DIRECTIONS FOR THIS TASK –
Take the data below and copy exactly the lines starting at the one with "Rebuild this chart" and finishing at the one with "70, 80, 90];", both included.

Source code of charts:
......

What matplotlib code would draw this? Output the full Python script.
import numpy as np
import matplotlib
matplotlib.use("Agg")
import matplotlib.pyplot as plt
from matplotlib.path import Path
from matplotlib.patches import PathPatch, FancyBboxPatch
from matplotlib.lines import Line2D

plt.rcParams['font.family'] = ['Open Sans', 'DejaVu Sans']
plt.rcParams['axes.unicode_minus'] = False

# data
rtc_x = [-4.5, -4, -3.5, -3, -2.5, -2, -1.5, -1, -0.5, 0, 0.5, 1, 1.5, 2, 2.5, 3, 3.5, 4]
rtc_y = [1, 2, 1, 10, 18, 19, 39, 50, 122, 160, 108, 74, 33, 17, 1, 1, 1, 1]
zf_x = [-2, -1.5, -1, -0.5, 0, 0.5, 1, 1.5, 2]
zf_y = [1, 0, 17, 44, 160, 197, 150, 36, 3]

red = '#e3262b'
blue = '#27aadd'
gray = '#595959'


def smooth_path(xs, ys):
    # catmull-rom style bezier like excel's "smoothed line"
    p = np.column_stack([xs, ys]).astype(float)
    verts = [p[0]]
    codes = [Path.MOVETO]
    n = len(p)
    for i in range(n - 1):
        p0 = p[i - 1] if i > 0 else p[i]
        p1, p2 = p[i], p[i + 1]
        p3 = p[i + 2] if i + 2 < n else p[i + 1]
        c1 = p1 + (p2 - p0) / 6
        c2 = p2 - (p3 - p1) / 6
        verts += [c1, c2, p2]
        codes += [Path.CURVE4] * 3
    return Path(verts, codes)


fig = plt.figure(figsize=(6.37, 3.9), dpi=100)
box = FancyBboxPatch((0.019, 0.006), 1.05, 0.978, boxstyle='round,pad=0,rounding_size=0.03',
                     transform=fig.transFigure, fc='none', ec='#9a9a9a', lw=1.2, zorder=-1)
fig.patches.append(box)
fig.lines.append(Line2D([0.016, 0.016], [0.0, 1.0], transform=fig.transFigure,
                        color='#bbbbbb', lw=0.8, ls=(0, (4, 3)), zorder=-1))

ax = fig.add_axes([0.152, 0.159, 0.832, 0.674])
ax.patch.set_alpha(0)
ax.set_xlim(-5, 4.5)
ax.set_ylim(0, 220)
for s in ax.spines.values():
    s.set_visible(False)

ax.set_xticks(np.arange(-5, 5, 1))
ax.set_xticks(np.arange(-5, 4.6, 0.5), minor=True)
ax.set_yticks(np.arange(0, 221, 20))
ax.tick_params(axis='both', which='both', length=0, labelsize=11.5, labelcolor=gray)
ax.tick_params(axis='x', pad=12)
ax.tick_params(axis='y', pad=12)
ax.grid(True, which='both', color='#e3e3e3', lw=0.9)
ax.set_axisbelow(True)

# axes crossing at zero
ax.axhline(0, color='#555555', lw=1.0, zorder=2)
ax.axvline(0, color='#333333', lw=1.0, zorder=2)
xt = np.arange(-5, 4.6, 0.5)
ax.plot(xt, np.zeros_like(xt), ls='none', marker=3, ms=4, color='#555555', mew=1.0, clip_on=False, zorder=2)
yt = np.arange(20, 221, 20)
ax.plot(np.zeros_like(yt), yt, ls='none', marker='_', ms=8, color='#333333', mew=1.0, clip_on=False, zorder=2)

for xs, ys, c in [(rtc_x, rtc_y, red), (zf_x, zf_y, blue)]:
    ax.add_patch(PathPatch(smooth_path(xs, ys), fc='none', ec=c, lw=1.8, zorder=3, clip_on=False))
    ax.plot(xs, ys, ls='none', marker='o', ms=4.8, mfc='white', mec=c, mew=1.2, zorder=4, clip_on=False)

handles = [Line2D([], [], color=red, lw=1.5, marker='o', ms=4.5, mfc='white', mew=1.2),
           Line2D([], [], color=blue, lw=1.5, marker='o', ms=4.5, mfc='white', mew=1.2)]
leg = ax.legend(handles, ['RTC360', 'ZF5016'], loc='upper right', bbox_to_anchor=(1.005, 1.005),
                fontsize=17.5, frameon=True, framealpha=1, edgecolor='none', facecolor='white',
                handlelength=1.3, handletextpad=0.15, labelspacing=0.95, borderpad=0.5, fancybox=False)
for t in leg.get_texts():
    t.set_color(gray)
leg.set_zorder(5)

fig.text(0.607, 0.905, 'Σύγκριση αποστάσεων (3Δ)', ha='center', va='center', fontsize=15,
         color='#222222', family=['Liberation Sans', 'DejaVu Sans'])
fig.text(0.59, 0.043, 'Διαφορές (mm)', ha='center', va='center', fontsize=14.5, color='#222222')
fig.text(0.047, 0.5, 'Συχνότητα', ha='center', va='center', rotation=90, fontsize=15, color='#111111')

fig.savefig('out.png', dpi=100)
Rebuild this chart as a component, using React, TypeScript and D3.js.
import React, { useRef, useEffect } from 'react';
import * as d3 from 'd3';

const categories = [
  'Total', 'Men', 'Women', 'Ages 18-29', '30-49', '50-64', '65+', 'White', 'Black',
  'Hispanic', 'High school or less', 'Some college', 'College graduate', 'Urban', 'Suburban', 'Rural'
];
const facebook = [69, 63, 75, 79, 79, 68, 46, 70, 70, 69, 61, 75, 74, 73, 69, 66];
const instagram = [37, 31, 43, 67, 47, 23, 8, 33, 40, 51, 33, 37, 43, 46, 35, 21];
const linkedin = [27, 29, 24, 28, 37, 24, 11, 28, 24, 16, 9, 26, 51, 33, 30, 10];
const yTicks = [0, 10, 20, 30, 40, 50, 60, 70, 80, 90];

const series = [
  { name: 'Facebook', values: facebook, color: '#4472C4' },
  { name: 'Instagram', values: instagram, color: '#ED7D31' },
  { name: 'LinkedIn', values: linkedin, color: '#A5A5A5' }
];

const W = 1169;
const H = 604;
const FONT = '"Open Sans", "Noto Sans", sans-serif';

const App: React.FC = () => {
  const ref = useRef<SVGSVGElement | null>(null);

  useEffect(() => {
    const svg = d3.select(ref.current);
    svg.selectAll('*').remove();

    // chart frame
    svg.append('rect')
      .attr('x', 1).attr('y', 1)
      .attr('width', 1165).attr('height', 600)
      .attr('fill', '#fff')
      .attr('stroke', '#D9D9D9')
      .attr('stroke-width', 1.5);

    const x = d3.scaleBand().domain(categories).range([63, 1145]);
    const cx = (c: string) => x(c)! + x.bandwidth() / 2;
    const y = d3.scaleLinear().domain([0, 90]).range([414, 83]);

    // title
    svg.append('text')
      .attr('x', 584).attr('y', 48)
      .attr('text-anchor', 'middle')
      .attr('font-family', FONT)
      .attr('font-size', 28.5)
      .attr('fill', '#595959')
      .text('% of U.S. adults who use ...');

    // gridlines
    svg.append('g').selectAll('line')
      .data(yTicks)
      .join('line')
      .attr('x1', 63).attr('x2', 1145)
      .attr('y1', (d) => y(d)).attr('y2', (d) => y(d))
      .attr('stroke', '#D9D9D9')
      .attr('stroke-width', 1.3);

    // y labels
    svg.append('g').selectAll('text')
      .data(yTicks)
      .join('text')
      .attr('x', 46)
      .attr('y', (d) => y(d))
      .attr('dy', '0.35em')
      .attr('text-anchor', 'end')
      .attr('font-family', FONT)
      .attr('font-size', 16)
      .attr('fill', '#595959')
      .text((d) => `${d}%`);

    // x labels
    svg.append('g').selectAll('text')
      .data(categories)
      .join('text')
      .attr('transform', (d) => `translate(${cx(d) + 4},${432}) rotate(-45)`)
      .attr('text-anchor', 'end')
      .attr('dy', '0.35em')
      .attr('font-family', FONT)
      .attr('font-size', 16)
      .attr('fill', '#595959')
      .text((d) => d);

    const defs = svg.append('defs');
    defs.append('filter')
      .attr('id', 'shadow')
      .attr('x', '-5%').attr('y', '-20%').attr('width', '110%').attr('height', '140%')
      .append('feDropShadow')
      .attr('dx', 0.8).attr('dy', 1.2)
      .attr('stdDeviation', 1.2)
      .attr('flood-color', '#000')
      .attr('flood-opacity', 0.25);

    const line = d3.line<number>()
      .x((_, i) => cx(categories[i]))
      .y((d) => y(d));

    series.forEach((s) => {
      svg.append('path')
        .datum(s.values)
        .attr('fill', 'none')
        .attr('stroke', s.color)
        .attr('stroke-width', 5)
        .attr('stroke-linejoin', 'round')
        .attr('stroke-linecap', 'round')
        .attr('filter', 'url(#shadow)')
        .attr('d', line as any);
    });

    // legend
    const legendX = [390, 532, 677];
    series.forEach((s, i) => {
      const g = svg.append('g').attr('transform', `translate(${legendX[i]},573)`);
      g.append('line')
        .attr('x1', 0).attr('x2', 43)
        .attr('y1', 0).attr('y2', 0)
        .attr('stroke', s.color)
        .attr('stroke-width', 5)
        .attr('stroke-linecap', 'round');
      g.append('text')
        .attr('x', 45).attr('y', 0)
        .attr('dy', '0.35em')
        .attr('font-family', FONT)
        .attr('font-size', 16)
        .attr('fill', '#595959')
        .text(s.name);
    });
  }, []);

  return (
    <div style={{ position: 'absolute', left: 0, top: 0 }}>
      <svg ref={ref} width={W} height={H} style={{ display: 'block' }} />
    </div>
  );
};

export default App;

......

TASK ANSWER –
Rebuild this chart as a component, using React, TypeScript and D3.js.
import React, { useRef, useEffect } from 'react';
import * as d3 from 'd3';

const categories = [
  'Total', 'Men', 'Women', 'Ages 18-29', '30-49', '50-64', '65+', 'White', 'Black',
  'Hispanic', 'High school or less', 'Some college', 'College graduate', 'Urban', 'Suburban', 'Rural'
];
const facebook = [69, 63, 75, 79, 79, 68, 46, 70, 70, 69, 61, 75, 74, 73, 69, 66];
const instagram = [37, 31, 43, 67, 47, 23, 8, 33, 40, 51, 33, 37, 43, 46, 35, 21];
const linkedin = [27, 29, 24, 28, 37, 24, 11, 28, 24, 16, 9, 26, 51, 33, 30, 10];
const yTicks = [0, 10, 20, 30, 40, 50, 60, 70, 80, 90];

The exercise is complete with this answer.